** Start of Records for this task **
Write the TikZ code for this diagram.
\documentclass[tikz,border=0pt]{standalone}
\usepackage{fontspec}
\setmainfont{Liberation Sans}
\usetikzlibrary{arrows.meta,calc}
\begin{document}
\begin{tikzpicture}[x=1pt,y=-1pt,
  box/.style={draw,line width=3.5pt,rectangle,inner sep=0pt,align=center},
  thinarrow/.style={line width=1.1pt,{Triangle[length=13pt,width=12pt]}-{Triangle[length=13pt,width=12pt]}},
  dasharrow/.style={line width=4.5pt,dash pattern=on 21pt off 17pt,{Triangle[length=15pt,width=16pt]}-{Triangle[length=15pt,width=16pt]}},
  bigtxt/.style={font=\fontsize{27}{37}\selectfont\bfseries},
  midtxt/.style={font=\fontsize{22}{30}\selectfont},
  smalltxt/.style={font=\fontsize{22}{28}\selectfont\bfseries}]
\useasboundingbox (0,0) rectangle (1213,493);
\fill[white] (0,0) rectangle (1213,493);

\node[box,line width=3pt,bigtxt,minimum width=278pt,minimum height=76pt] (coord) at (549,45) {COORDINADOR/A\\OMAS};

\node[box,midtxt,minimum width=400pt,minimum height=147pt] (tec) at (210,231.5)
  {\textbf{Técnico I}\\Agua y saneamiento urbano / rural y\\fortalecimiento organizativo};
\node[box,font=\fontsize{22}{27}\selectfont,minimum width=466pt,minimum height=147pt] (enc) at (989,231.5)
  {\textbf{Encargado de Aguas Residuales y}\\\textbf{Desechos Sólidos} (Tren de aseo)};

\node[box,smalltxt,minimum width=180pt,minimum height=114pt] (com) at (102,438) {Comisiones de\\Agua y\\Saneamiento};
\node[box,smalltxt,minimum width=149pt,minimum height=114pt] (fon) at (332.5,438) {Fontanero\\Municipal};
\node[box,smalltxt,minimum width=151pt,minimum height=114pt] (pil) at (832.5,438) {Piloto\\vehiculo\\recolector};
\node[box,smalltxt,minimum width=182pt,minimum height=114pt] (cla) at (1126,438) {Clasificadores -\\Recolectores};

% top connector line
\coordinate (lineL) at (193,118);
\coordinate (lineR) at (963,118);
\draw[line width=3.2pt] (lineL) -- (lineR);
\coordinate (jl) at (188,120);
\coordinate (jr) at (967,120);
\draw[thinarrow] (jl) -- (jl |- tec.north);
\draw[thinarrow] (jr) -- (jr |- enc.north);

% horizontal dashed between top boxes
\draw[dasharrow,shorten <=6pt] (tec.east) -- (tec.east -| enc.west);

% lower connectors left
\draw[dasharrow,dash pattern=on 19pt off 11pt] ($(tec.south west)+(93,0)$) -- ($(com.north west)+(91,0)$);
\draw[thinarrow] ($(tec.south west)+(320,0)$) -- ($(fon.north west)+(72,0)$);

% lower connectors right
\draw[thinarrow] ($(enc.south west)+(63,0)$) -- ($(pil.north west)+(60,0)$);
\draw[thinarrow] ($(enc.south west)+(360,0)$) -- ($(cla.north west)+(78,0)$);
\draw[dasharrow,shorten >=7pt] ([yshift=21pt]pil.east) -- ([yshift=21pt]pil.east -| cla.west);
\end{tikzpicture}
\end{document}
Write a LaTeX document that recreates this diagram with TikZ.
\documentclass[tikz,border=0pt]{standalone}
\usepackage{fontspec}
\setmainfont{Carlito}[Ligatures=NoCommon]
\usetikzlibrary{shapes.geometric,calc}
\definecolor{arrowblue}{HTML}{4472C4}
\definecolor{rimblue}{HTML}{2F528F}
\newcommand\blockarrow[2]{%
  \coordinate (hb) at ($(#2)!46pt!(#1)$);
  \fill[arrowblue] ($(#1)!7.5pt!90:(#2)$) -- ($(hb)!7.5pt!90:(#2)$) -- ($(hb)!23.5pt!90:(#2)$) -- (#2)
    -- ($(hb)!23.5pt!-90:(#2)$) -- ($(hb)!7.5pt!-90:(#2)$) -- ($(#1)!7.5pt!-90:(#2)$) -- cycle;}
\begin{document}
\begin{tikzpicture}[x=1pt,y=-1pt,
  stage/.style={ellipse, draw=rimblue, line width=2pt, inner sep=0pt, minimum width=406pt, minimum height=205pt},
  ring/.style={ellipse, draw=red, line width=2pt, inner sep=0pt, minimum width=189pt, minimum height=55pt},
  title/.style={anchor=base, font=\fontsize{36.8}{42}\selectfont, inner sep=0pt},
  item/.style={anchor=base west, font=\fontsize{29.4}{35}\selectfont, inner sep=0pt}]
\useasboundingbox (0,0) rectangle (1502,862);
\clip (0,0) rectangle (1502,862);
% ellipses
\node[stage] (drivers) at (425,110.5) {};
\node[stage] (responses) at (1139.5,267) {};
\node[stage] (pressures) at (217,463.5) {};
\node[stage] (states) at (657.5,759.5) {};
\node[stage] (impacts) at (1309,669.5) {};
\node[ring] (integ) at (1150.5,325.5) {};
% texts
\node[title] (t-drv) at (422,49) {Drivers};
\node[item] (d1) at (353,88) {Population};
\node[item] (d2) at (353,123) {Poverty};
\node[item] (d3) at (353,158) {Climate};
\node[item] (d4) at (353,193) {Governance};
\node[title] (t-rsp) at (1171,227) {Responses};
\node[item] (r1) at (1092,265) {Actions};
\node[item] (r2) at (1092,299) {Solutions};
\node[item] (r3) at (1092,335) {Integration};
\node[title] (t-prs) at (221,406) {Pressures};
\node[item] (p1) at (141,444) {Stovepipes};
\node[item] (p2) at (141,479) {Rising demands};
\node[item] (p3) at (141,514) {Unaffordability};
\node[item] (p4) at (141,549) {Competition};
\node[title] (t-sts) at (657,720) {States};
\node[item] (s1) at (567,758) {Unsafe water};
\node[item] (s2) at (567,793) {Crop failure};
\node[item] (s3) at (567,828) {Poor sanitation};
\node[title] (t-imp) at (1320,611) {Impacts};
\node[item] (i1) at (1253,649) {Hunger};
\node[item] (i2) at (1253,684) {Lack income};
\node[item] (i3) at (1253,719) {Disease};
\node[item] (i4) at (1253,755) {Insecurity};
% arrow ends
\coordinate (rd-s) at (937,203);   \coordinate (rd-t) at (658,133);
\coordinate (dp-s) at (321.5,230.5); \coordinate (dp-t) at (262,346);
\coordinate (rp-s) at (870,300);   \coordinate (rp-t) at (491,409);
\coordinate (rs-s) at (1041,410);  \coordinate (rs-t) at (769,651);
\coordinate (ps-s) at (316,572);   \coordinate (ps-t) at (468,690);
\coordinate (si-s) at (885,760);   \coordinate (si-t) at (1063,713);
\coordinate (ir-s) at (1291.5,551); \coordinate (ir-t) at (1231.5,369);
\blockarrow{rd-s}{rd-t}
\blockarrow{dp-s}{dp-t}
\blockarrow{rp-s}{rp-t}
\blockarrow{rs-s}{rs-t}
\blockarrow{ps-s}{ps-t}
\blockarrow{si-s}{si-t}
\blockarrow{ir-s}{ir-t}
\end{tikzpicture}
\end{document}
** End of Records for this task **
- [Goal of the exercise]:
Transcribe every entry verbatim.

- [Solution for this problem]:
Write the TikZ code for this diagram.
\documentclass[tikz,border=0pt]{standalone}
\usepackage{fontspec}
\setmainfont{Liberation Sans}
\usetikzlibrary{arrows.meta,calc}
\begin{document}
\begin{tikzpicture}[x=1pt,y=-1pt,
  box/.style={draw,line width=3.5pt,rectangle,inner sep=0pt,align=center},
  thinarrow/.style={line width=1.1pt,{Triangle[length=13pt,width=12pt]}-{Triangle[length=13pt,width=12pt]}},
  dasharrow/.style={line width=4.5pt,dash pattern=on 21pt off 17pt,{Triangle[length=15pt,width=16pt]}-{Triangle[length=15pt,width=16pt]}},
  bigtxt/.style={font=\fontsize{27}{37}\selectfont\bfseries},
  midtxt/.style={font=\fontsize{22}{30}\selectfont},
  smalltxt/.style={font=\fontsize{22}{28}\selectfont\bfseries}]
\useasboundingbox (0,0) rectangle (1213,493);
\fill[white] (0,0) rectangle (1213,493);

\node[box,line width=3pt,bigtxt,minimum width=278pt,minimum height=76pt] (coord) at (549,45) {COORDINADOR/A\\OMAS};

\node[box,midtxt,minimum width=400pt,minimum height=147pt] (tec) at (210,231.5)
  {\textbf{Técnico I}\\Agua y saneamiento urbano / rural y\\fortalecimiento organizativo};
\node[box,font=\fontsize{22}{27}\selectfont,minimum width=466pt,minimum height=147pt] (enc) at (989,231.5)
  {\textbf{Encargado de Aguas Residuales y}\\\textbf{Desechos Sólidos} (Tren de aseo)};

\node[box,smalltxt,minimum width=180pt,minimum height=114pt] (com) at (102,438) {Comisiones de\\Agua y\\Saneamiento};
\node[box,smalltxt,minimum width=149pt,minimum height=114pt] (fon) at (332.5,438) {Fontanero\\Municipal};
\node[box,smalltxt,minimum width=151pt,minimum height=114pt] (pil) at (832.5,438) {Piloto\\vehiculo\\recolector};
\node[box,smalltxt,minimum width=182pt,minimum height=114pt] (cla) at (1126,438) {Clasificadores -\\Recolectores};

% top connector line
\coordinate (lineL) at (193,118);
\coordinate (lineR) at (963,118);
\draw[line width=3.2pt] (lineL) -- (lineR);
\coordinate (jl) at (188,120);
\coordinate (jr) at (967,120);
\draw[thinarrow] (jl) -- (jl |- tec.north);
\draw[thinarrow] (jr) -- (jr |- enc.north);

% horizontal dashed between top boxes
\draw[dasharrow,shorten <=6pt] (tec.east) -- (tec.east -| enc.west);

% lower connectors left
\draw[dasharrow,dash pattern=on 19pt off 11pt] ($(tec.south west)+(93,0)$) -- ($(com.north west)+(91,0)$);
\draw[thinarrow] ($(tec.south west)+(320,0)$) -- ($(fon.north west)+(72,0)$);

% lower connectors right
\draw[thinarrow] ($(enc.south west)+(63,0)$) -- ($(pil.north west)+(60,0)$);
\draw[thinarrow] ($(enc.south west)+(360,0)$) -- ($(cla.north west)+(78,0)$);
\draw[dasharrow,shorten >=7pt] ([yshift=21pt]pil.east) -- ([yshift=21pt]pil.east -| cla.west);
\end{tikzpicture}
\end{document}
Write a LaTeX document that recreates this diagram with TikZ.
\documentclass[tikz,border=0pt]{standalone}
\usepackage{fontspec}
\setmainfont{Carlito}[Ligatures=NoCommon]
\usetikzlibrary{shapes.geometric,calc}
\definecolor{arrowblue}{HTML}{4472C4}
\definecolor{rimblue}{HTML}{2F528F}
\newcommand\blockarrow[2]{%
  \coordinate (hb) at ($(#2)!46pt!(#1)$);
  \fill[arrowblue] ($(#1)!7.5pt!90:(#2)$) -- ($(hb)!7.5pt!90:(#2)$) -- ($(hb)!23.5pt!90:(#2)$) -- (#2)
    -- ($(hb)!23.5pt!-90:(#2)$) -- ($(hb)!7.5pt!-90:(#2)$) -- ($(#1)!7.5pt!-90:(#2)$) -- cycle;}
\begin{document}
\begin{tikzpicture}[x=1pt,y=-1pt,
  stage/.style={ellipse, draw=rimblue, line width=2pt, inner sep=0pt, minimum width=406pt, minimum height=205pt},
  ring/.style={ellipse, draw=red, line width=2pt, inner sep=0pt, minimum width=189pt, minimum height=55pt},
  title/.style={anchor=base, font=\fontsize{36.8}{42}\selectfont, inner sep=0pt},
  item/.style={anchor=base west, font=\fontsize{29.4}{35}\selectfont, inner sep=0pt}]
\useasboundingbox (0,0) rectangle (1502,862);
\clip (0,0) rectangle (1502,862);
% ellipses
\node[stage] (drivers) at (425,110.5) {};
\node[stage] (responses) at (1139.5,267) {};
\node[stage] (pressures) at (217,463.5) {};
\node[stage] (states) at (657.5,759.5) {};
\node[stage] (impacts) at (1309,669.5) {};
\node[ring] (integ) at (1150.5,325.5) {};
% texts
\node[title] (t-drv) at (422,49) {Drivers};
\node[item] (d1) at (353,88) {Population};
\node[item] (d2) at (353,123) {Poverty};
\node[item] (d3) at (353,158) {Climate};
\node[item] (d4) at (353,193) {Governance};
\node[title] (t-rsp) at (1171,227) {Responses};
\node[item] (r1) at (1092,265) {Actions};
\node[item] (r2) at (1092,299) {Solutions};
\node[item] (r3) at (1092,335) {Integration};
\node[title] (t-prs) at (221,406) {Pressures};
\node[item] (p1) at (141,444) {Stovepipes};
\node[item] (p2) at (141,479) {Rising demands};
\node[item] (p3) at (141,514) {Unaffordability};
\node[item] (p4) at (141,549) {Competition};
\node[title] (t-sts) at (657,720) {States};
\node[item] (s1) at (567,758) {Unsafe water};
\node[item] (s2) at (567,793) {Crop failure};
\node[item] (s3) at (567,828) {Poor sanitation};
\node[title] (t-imp) at (1320,611) {Impacts};
\node[item] (i1) at (1253,649) {Hunger};
\node[item] (i2) at (1253,684) {Lack income};
\node[item] (i3) at (1253,719) {Disease};
\node[item] (i4) at (1253,755) {Insecurity};
% arrow ends
\coordinate (rd-s) at (937,203);   \coordinate (rd-t) at (658,133);
\coordinate (dp-s) at (321.5,230.5); \coordinate (dp-t) at (262,346);
\coordinate (rp-s) at (870,300);   \coordinate (rp-t) at (491,409);
\coordinate (rs-s) at (1041,410);  \coordinate (rs-t) at (769,651);
\coordinate (ps-s) at (316,572);   \coordinate (ps-t) at (468,690);
\coordinate (si-s) at (885,760);   \coordinate (si-t) at (1063,713);
\coordinate (ir-s) at (1291.5,551); \coordinate (ir-t) at (1231.5,369);
\blockarrow{rd-s}{rd-t}
\blockarrow{dp-s}{dp-t}
\blockarrow{rp-s}{rp-t}
\blockarrow{rs-s}{rs-t}
\blockarrow{ps-s}{ps-t}
\blockarrow{si-s}{si-t}
\blockarrow{ir-s}{ir-t}
\end{tikzpicture}
\end{document}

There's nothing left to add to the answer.